Gold Beach → Brookings

28.0 miles

↑ 1604 feet ↓ 1519 feet



“This doesn’t look good,” Cory said.


The morning light streaming into our motel room wasn’t normal--a thick golden haze in the

uncovered sliver of window.


I looked at my phone. 9am. Today was supposed to be an easy 28-mile ride to Brookings, just another day on our biking adventure. We pulled open the front door and stepped outside.


The sky was a reddish-orange, the air smelled like burning wood. Oregon was on fire.


We looked at the treeline, looked at each other. Did we continue on with our journey, or was this the time to call it all off?

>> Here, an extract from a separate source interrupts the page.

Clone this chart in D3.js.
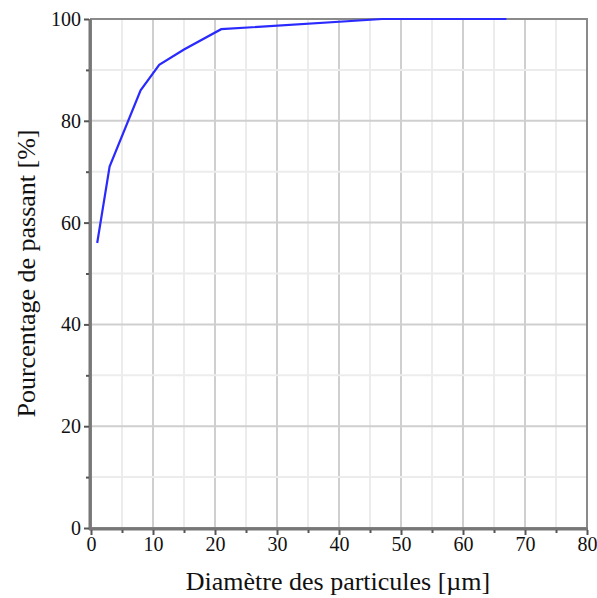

“What do you want to do?” Cory asked me.


I turned to the road ahead of us, pulled out my camera to snap a few tentative shots. To my eyes, everything was a hazy orange, to my camera, an apocalyptic yellow.


“I say we keep going,” I responded.


We’d come so far and still had so much more to go. To give up now when everything was changing hour to hour, day by day didn’t feel right.


“All we can do is to pray for the people on the frontlines and continue to stay safe,” I said.


We were on the coast, right at sea level, so the air quality was the best it was going to be. But we had a 1,600 foot climb ahead of us, so we weren’t all in the clear. Cory paused, thinking deeply.


“I say we do it too,” he finally said. “We might be breathing in the equivalent of smoking four packs of cigarettes today, but I say we do it.”


Twenty minutes later, we were on our bikes, the ocean slowly disappearing from our periphery as we followed the freeway up into the trees.



A few days later, the New York Times Magazine and ProPublica published an interactive editorial on How Climate Migration Will Reshape America.


“Millions will be displaced. Where will they go?” read the sub-heading.


In the United States, climate change has often been perceived as something that will affect other countries and other people. And yet, as we were biking through the smoke, cars and trucks passing us in both directions, I knew that climate change was here, and it was--is--going to affect everybody.


We stopped for a quick water and snack break. The air had changed again--it felt a little clearer, crisper, cleaner. My head began to pound. The onset of a headache.


I thought about the millions of people who, like us, would have to make decisions about whether to move because of climate change. Some might choose to stay; others, to go.


Whatever the outcome, the reason is the same: the human pursuit of stability, safety, and dignity.